Já reparou como as pessoas, às vezes, parecem estar no “piloto automático”? Elas acordam, comem, trabalham, dormem, repetindo sempre a mesma coisa, preocupadas com o que os outros pensam.
O texto chama isso de “morto”. Não o corpo, mas a mente, que está “presa”.
Estar “vivo” é quando você está totalmente acordado. Sabe quando você está jogando seu jogo favorito, ou praticando um esporte que ama, e você está 100% focado? Você não está pensando em mais nada. Isso é estar vivo.

“Quando vocês comiam coisas mortas, vocês as faziam viver.”
Isso é interessante. “Coisas mortas” são as ideias dos outros. Pense em todas as coisas que você ouviu: “Meninos não choram”, “Você tem que ser bom nisso”, “Isso é feio, aquilo é bonito”.

Essas são ideias “mortas”, do passado. Quando você acredita nelas e deixa que elas definam quem você é (“Eu sou tímido”, “Eu sou ruim em matemática”), você está “comendo” essa ideia morta e fazendo ela “viver” dentro de você. Mas será que isso é você de verdade?

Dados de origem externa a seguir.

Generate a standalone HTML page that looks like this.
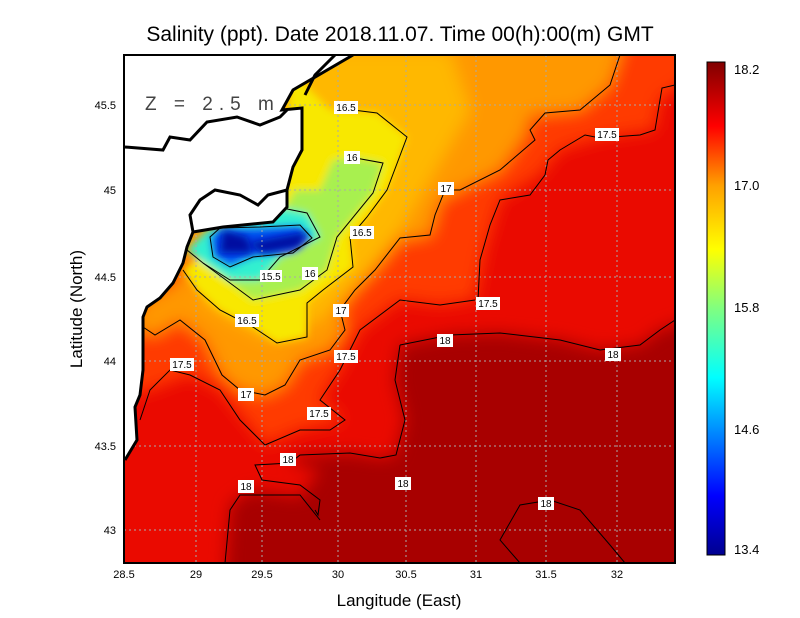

“Quando vocês eram um, tornaram-se dois. Mas quando se tornaram dois, o que farão?”
Essa é a parte mais importante. “Um” é quando você era um bebê bem pequeno. Você não se sentia “separado” do mundo. Você só… existia. “Dois” é quando sua mente se divide. Pense quando você fica com raiva. Existe “você” e existe “a raiva”. Certo? E o “você” fica pensando: “Eu não devia estar com raiva”, ou “Fulano me deixou com raiva”.

Agora são dois: “você” e “a raiva”. E eles ficam brigando dentro da sua cabeça. “Você” contra “seu medo”. “Você” contra “sua preguiça”. A “nova concepção de Vida” que isso sugere é: e se essa briga for o problema? E se, no momento da raiva, você for a raiva? Sem o “você” separado, julgando.

A vida espiritualizada não é sobre acreditar em fantasmas ou deuses. É sobre parar essa guerra interna. É sobre prestar atenção (isso é a “luz”) em como sua mente funciona, como ela cria esses “dois” o tempo todo.
O desafio é: você consegue observar seus próprios pensamentos e sentimentos, como se estivesse assistindo a um filme, sem brigar com eles? Essa é a maior aventura que existe.